AGB's success has come from usually being one step ahead of big changes in market fundamentals. In 2001, it was an early backer of domestic industrials, which went on to lead SA equities out of the bear market. The "domestic is best" theme became the favourite of most fund managers, and still is. But not with Allan Gray, which in early 2004 began moving along another maverick path favouring rand hedges and resource shares.
The strategy retarded AGB's performance in 2004, but in 2005, while the rand did not play along, resource shares did. It's a strategy AGB's manager, Arjen Lugtenburg, says is here to stay for now.
But his enthusiasm for resource shares has cooled. Though they remain the favoured domestic asset class, he says the value gap between share prices and resource prices is no longer that big.
If his view on resources has cooled, it's ice cold on domestic industrials. "Many industrials are expensive," says Lugtenburg, who believes many companies' earnings, particularly in the credit retail sector, are way above sustainable trends. He says Edcon, on a 13 p:e may look fair value, but its return on equity (almost 50%) is unsustainable.
Where Allan Gray is in tune with general thinking is on banks. Their earnings are more robust than industrials and far less above trend, says Lugtenburg.
But for Allan Gray nonresource offshore equity is the big attraction with markets in Asia in particular trading at similar valuation levels as SA but offering better quality earnings.
As always, Allan Gray's strategy is based on its tried and tested ability to assess the comparative valuation of assets. And, as the past has shown, with patience it has an uncanny habit of being spot-on.

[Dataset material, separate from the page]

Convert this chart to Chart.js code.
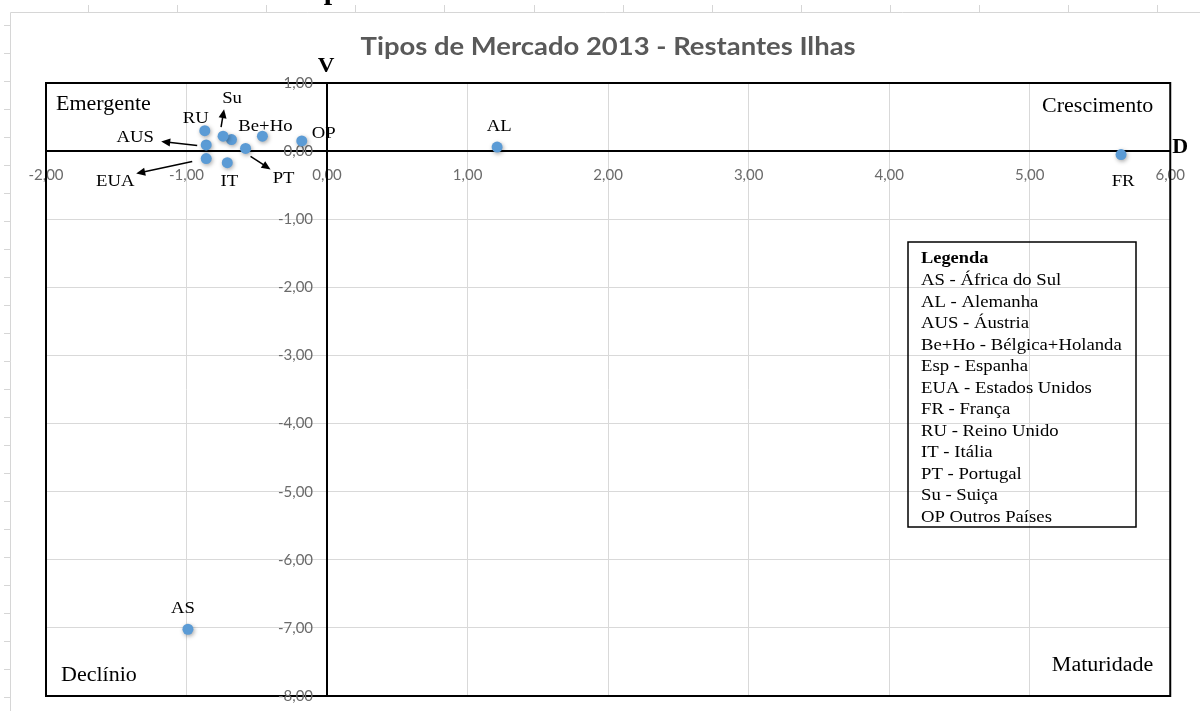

Financial Mail - 24 March 2006
Allan Gray Balanced comment - Dec 05 - Fund Manager Comment30 Jan 2006
2005 was another exceptional year for the Fund with a return of 36.5%. This was well ahead of its benchmark, being the average prudential fund, which returned 28.0%. Investors are again cautioned that these returns are exceptional and unlikely to be sustained into the future. These returns were mainly driven by an equity market which has now appreciated by 145% since its low in April 2003. The Fund has maintained a reasonably full exposure to the equity market for most of the year, but reduced exposure towards year-end, as we now view sections of the market to be expensive. This is especially so in the case of domestic industrial companies where we believe the market to be over optimistic on the long-term prospects for earnings growth, as levels of profitability are already at unprecedented levels. Being overweight resource shares, especially those with domestic cost basis, and the decrease in the Funds holdings of domestic industrial shares during 2004, have generally benefited the Fund. Although the valuation gap has narrowed, we remain more optimistic on the former. The Fund also maintained a full offshore weighting, especially towards Japan and Asia, where we now see more attractive valuations.